When I asked Natasha Taylor about her work, she said that she loves beaches and beach-combing and her work is inspired by ‘the idea of ordering things and linking them to how we live our lives and bringing an obsession inside and taking over a person’s life so they eat sleep breathe something. I looked at the work of Mark Dion; mostly with his collections and trying to emulate that effect in my own way.’
The rest of her graduate exhibition included framed works, near 500 sketches and collages. When I asked her about her thoughts of having the chance to exhibit in The Civic, she said ‘it was really good seeing my work in a real gallery space and to be given more space to spread out my work more. I was a little pushed for space in uni. I wasn’t there when they were setting up in The Civic (I would have been more of a hindrance with my wheelchair in the way). Seeing it in that space was amazing. People thought I was a bit mad getting all those jars but I think it really needed them all. The Civic is more likely to get more of an audience there which is always good!’

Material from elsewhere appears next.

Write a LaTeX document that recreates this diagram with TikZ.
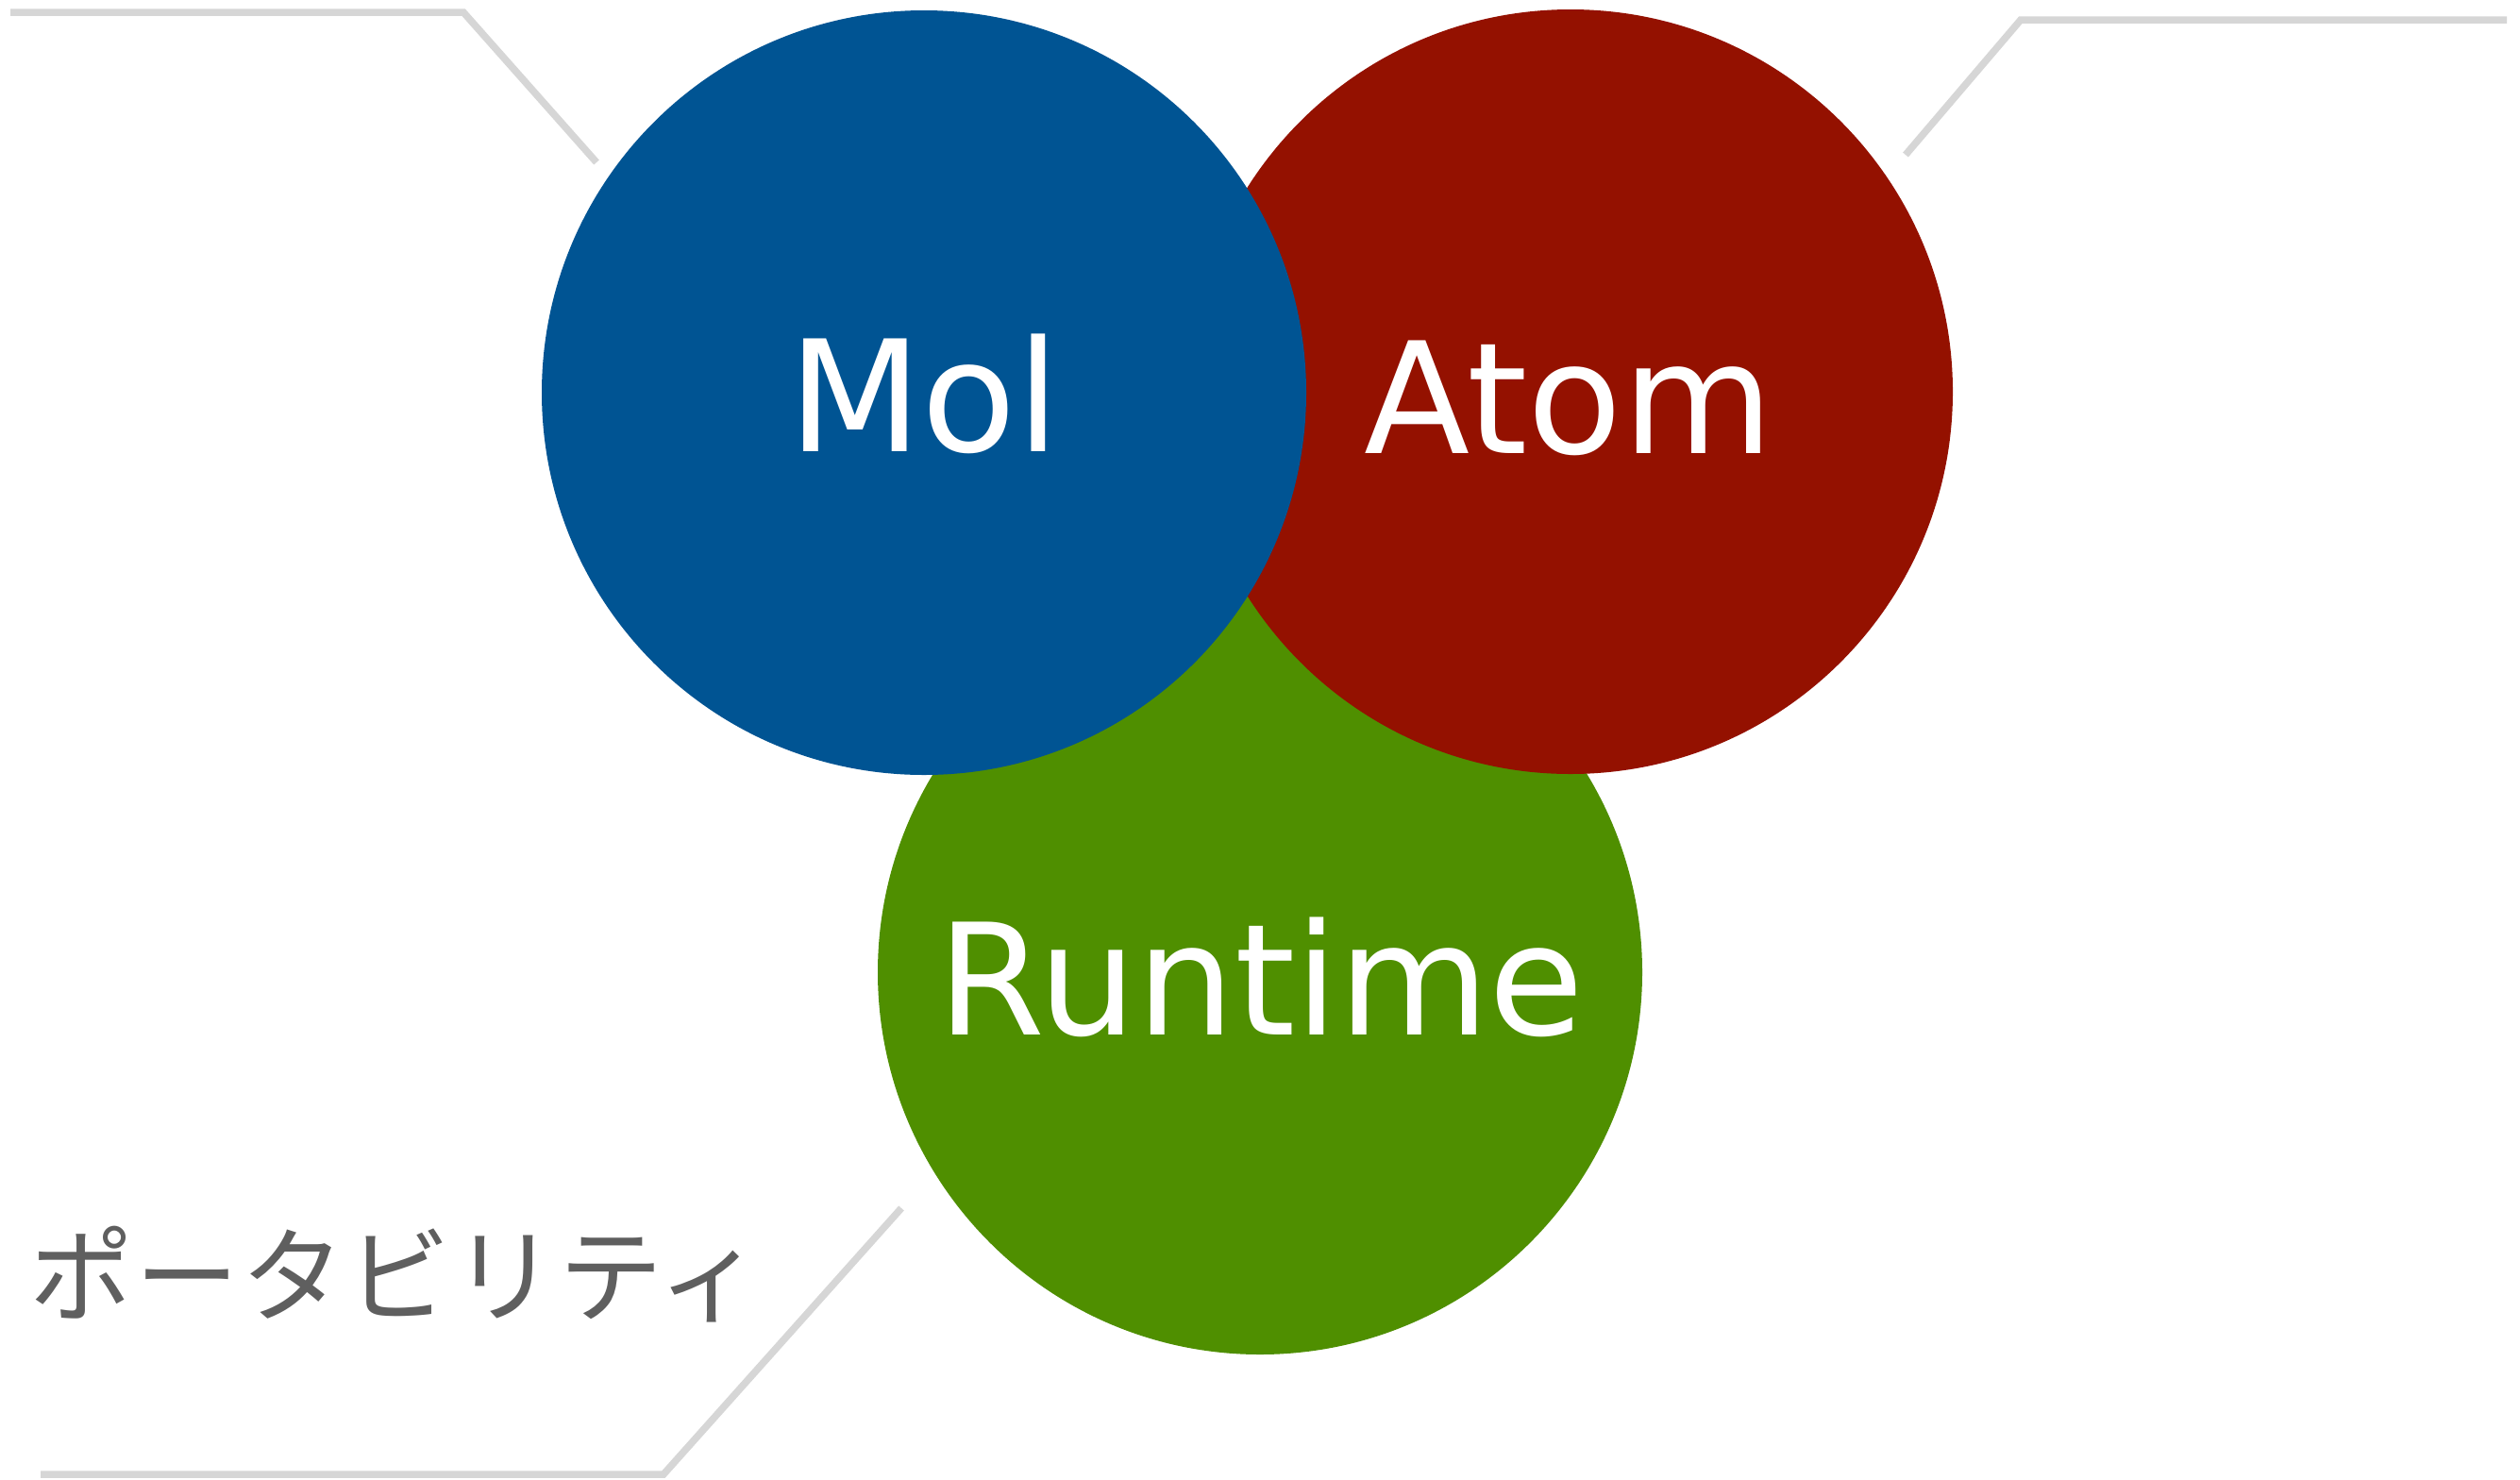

I think it is fantastic that an arts space like The Civic is giving local students the chance to exhibit their degree collections there and I certainly hope that this is the first of many collaborations with the UCB.
There is much more on display and not just the personal highlights of mine that I have mentioned. Wall sculptures, some beautiful prints by Stephanie Edmunds which reminded me of Louis Wain, wonderfully crafted jewellery, some stunning photoreal paintings are among the many work displayed for all to see; literally something for everyone and if you have a spare hour this week, I really recommend a visit. Support our local talent.
28° runs until Fri 13th July.
@ The Panorama and The Gallery in The Civic.